Texas

Unique Needs

Welcome to the inaugural blog post of the Law Office of Steven Alizio, PLLC!  We hope you’ll continue to follow us for updates on special education law and strategies to ensure each child’s individual needs are met.

pexels-photo-261895.jpeg

Many may remember the Houston Chronicle breaking the story about the Texas enrollment target in 2016.  In 2004, Texas set a special education enrollment target at 8.5 percent—they didn’t want more than 8.5 percent of Texas students to be enrolled in special education.  The problem?  Way more than 8.5 percent of students needed special education services!  It’s estimated that, under this cap, at least 150,000 children were kept out of special education programs.  To compare, about 19 percent of students in New York City schools receive special education services—and this percentage doesn’t even include the many students with special needs that haven’t been classified.

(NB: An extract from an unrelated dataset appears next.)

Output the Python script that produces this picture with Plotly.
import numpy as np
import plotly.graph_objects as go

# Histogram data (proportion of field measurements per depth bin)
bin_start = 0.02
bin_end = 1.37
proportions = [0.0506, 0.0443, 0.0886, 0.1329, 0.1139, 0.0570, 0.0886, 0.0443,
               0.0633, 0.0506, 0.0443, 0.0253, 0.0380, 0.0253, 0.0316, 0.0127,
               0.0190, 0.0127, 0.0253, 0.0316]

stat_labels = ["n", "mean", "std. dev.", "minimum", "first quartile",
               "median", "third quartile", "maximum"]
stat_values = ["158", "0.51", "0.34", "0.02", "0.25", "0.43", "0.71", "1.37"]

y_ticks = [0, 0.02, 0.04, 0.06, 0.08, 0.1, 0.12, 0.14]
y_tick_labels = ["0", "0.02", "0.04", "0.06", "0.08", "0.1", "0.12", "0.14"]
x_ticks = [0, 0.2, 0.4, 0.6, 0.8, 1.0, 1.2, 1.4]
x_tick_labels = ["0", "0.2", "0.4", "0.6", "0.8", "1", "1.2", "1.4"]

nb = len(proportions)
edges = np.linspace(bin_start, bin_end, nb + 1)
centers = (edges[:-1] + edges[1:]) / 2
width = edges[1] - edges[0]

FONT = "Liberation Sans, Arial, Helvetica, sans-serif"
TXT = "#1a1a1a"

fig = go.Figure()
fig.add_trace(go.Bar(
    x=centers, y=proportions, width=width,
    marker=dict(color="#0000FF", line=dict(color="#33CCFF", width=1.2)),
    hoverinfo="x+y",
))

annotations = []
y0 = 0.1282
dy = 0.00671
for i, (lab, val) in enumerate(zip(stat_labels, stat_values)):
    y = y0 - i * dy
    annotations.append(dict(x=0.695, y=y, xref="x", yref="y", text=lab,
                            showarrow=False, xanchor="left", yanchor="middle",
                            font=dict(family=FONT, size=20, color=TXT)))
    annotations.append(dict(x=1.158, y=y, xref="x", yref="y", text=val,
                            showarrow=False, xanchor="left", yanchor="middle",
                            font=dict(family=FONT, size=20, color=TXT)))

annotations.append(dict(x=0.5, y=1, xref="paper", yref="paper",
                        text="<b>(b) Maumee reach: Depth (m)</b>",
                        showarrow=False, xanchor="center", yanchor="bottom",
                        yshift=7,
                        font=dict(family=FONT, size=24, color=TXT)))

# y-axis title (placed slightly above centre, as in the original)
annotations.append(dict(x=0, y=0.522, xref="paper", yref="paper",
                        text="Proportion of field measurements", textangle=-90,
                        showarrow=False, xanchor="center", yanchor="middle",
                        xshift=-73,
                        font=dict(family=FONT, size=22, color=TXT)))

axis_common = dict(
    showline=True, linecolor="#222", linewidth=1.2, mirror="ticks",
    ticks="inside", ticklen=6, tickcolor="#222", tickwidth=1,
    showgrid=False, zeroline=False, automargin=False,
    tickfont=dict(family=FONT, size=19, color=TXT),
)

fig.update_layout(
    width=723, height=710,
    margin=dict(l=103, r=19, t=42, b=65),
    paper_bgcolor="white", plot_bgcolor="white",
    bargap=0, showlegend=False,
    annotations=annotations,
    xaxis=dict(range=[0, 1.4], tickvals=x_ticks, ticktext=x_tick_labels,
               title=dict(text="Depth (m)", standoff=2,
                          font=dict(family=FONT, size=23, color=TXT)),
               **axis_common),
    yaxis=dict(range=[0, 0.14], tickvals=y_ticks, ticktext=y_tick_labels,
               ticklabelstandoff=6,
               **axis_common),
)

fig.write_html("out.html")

Although the federal Department of Education did a huge investigation, and the Texas schools are recovering, the underlying problem still looms.  Too often, schools focus on what they have available for children with disabilities, rather than what the children need.

Before special education became common in the United States, many children with disabilities were either barred from receiving an education or were forced to adapt to whatever education was available.  The Individuals with Disabilities in Education Act (IDEA) changed that.  Special education means meeting the needs of the child—not about forcing a child to try to succeed with whatever is available.

The IDEA is about meeting a child’s “unique needs.”  Corresponding federal regulations explain that, “Special education means specially designed instruction, at no cost to the parents, to meet the unique needs of a child with a disability,” and that “Specially designed instruction means adapting, as appropriate to the needs of an eligible child under this part, the content, methodology, or delivery of instruction…[t]o address the unique needs of the child that result from the child's disability….”

Parents know that it’s hard to fit a child into a box—especially when a child has as many unique and wonderful qualities as our children with disabilities do.  When pursuing a free and appropriate education for children with disabilities, it’s important to remember that children deserve to have their unique needs met—they don’t have to accept whatever’s available, or whatever the state wishes the student needed.